У чудища есть и литературная родословная. Самая очевидная параллель – фаустовская сделка с дьяволом. Как мы помним, вариаций у этого сюжета очень много, от «Доктора Фаустуса» Кристофера Марло и «Фауста» Гёте до «Дьявола и Дэниела Уэбстера» Стивена Бене и мюзикла «Проклятые янки», не говоря о киноверсиях (взять хотя бы переход Дарта Вейдера на Темную сторону). Музыканты тоже внесли свою лепту: блюзмен Роберт Джонсон, например, любит рассказывать, что обрел талант после встречи с загадочным незнакомцем в полночь на перекрестке. Вечная актуальность этой притчи, видимо, кроется в нашем коллективном сознании. Однако у Мэри Шелли, в отличие от других версий, не появляются никакие потусторонние сущности. Видимо, предостережение касается не источника обретенной силы (дьявола), а последствий ее применения (создание монстра).

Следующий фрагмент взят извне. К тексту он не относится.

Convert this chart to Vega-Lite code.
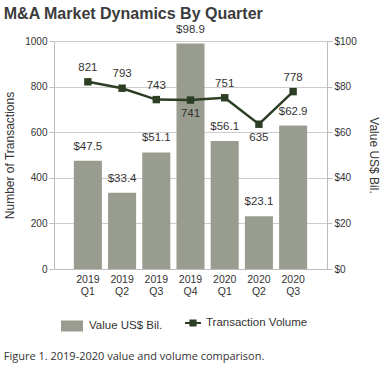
{
  "$schema": "https://vega.github.io/schema/vega-lite/v6.json",
  "padding": {"left": 3, "top": 5, "right": 5, "bottom": 5},
  "background": "white",
  "config": {
    "font": "Liberation Sans",
    "view": {"stroke": null},
    "axis": {"labelColor": "#333", "titleColor": "#333", "titleFontWeight": "normal", "domainColor": "#bdbdbd", "tickColor": "#bdbdbd", "gridColor": "#cccccc"},
    "legend": {"labelColor": "#333", "labelFontSize": 11.5, "title": null}
  },
  "title": {"text": "Figure 1. 2019-2020 value and volume comparison.", "orient": "bottom", "anchor": "start", "font": "Open Sans", "fontSize": 11, "fontWeight": "normal", "color": "#333", "offset": 12},
  "data": {"values": [
    {"q": "2019 Q1", "value": 47.5, "volume": 821},
    {"q": "2019 Q2", "value": 33.4, "volume": 793},
    {"q": "2019 Q3", "value": 51.1, "volume": 743},
    {"q": "2019 Q4", "value": 98.9, "volume": 741},
    {"q": "2020 Q1", "value": 56.1, "volume": 751},
    {"q": "2020 Q2", "value": 23.1, "volume": 635},
    {"q": "2020 Q3", "value": 62.9, "volume": 778}
  ]},
  "vconcat": [{
    "title": {"text": "M&A Market Dynamics By Quarter", "anchor": "start", "fontSize": 16, "fontWeight": "bold", "color": "#3c3c3c", "offset": 2},
    "width": 273,
    "height": 228,
    "encoding": {
      "x": {"field": "q", "type": "nominal", "sort": null,
        "scale": {"paddingInner": 0.18, "paddingOuter": 0.58},
        "axis": {"title": null, "labelAngle": 0, "labelExpr": "split(datum.label, ' ')", "labelFontSize": 10.5, "labelLineHeight": 12, "labelPadding": 5, "ticks": false}}
    },
    "layer": [
      {
        "layer": [
          {"mark": {"type": "bar"},
           "encoding": {
             "y": {"field": "value", "type": "quantitative", "scale": {"domain": [0, 100]},
               "axis": {"orient": "right", "values": [0, 20, 40, 60, 80, 100], "format": "$.0f", "grid": false, "title": "Value US$ Bil.", "titleFontSize": 12, "labelFontSize": 10, "tickSize": 5, "labelPadding": 2, "titlePadding": 10}},
             "color": {"datum": "Value US$ Bil.", "scale": {"range": ["#999d8f"]},
               "legend": {"orient": "bottom", "symbolType": "M-1,-0.5H1V0.5H-1Z", "symbolSize": 484, "symbolStrokeWidth": 0, "labelOffset": 6, "padding": 7, "offset": 11}}
           }},
          {"mark": {"type": "text", "dy": -14, "fontSize": 11.5, "color": "#333"},
           "encoding": {
             "y": {"field": "value", "type": "quantitative"},
             "text": {"field": "value", "format": "$.1f"}
           }}
        ]
      },
      {
        "layer": [
          {"mark": {"type": "line", "color": "#2c3e24", "strokeWidth": 2.5},
           "encoding": {
             "y": {"field": "volume", "type": "quantitative", "scale": {"domain": [0, 1000]},
               "axis": {"orient": "left", "values": [0, 200, 400, 600, 800, 1000], "format": "d", "grid": true, "title": "Number of Transactions", "titleFontSize": 12, "labelFontSize": 10, "tickSize": 5, "labelPadding": 2, "titlePadding": 8}}
           }},
          {"mark": {"type": "point", "shape": "square", "filled": true, "size": 55, "opacity": 1},
           "encoding": {
             "y": {"field": "volume", "type": "quantitative"},
             "color": {"datum": "Transaction Volume", "scale": {"range": ["#2c3e24"]},
               "legend": {"orient": "bottom", "symbolType": "M-1,-0.12H1V0.12H-1Z M-0.45,-0.45H0.45V0.45H-0.45Z", "symbolSize": 256, "symbolStrokeWidth": 0, "labelOffset": 5, "padding": 7, "offset": 11}}
           }},
          {"transform": [{"filter": "datum.q != '2019 Q4' && datum.q != '2020 Q2'"}],
           "mark": {"type": "text", "dy": -14, "fontSize": 11.5, "color": "#333"},
           "encoding": {
             "y": {"field": "volume", "type": "quantitative"},
             "text": {"field": "volume"}
           }},
          {"transform": [{"filter": "datum.q == '2019 Q4' || datum.q == '2020 Q2'"}],
           "mark": {"type": "text", "dy": 14, "fontSize": 11.5, "color": "#333"},
           "encoding": {
             "y": {"field": "volume", "type": "quantitative"},
             "text": {"field": "volume"}
           }}
        ]
      }
    ],
    "resolve": {"scale": {"y": "independent", "color": "independent"}}
  }]
}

Чудовище – символ опасностей, которые поджидают человека, примерившего на себя роль Бога-творца. Как и в других (не комических, конечно) версиях сюжета, обретенная власть губит того, кто ее добивался.
Конечно, подлинное чудовище в романе – создатель монстра Виктор Франкенштейн. Или, по крайней мере, какая-то его часть. На протяжении всего XIX века бытовало представление о двойственной природе человека, о том, что в любом из нас, не исключая самых благородных и утонченных, живет злобный Другой. (Оно, в общем, не утратило актуальности и в XXI столетии.) Отсюда любовь писателей Викторианской эпохи к образу двойника, будь то отдельный человек или просто тайная грань личности: «Принц и нищий» (1882), «Мастер Баллантрэ», «Портрет Дориана Грея» (1891), «Доктор Джекил и мистер Хайд». В двух последних романах тоже возникает ужасный Другой: портрет Дориана, на котором проступают следы порока и увядания, в то время как сам он остается молодым и прекрасным, и злодей Хайд, в которого превращается добрый доктор, выпив роковой эликсир. С чудовищем Шелли все эти образы роднит заложенная в них мысль: в каждом человеке, даже самом возвышенном, таятся черты и склонности, в которых он предпочел бы не признаваться самому себе. Бывают, конечно, и обратные случаи, например горбун из «Собора Парижской Богоматери» или герой сказки «Красавица и чудовище»: под внешним уродством скрывается душа необычайной красоты.
Значит ли это, что увечье или шрам всегда что-то символизируют? Может, и нет. Возможно, иногда шрам – это просто шрам, а хромота или горб – следствие болезни. И все же физический недостаток привлекает внимание и отмечает персонажа, а потому часто служит штрихом к психологическому портрету или выражает некую авторскую мысль. В конце концов, с героем легче работать, когда он в хорошей физической форме. А то наделишь его хромотой в главе 2, и он не сможет побежать за поездом в главе 24. Словом, если писатель пошел на всяческие осложнения и сделал персонажа больным или калекой – значит, это ему зачем-то нужно.
А вот теперь можете сесть и подумать о шраме Гарри Поттера.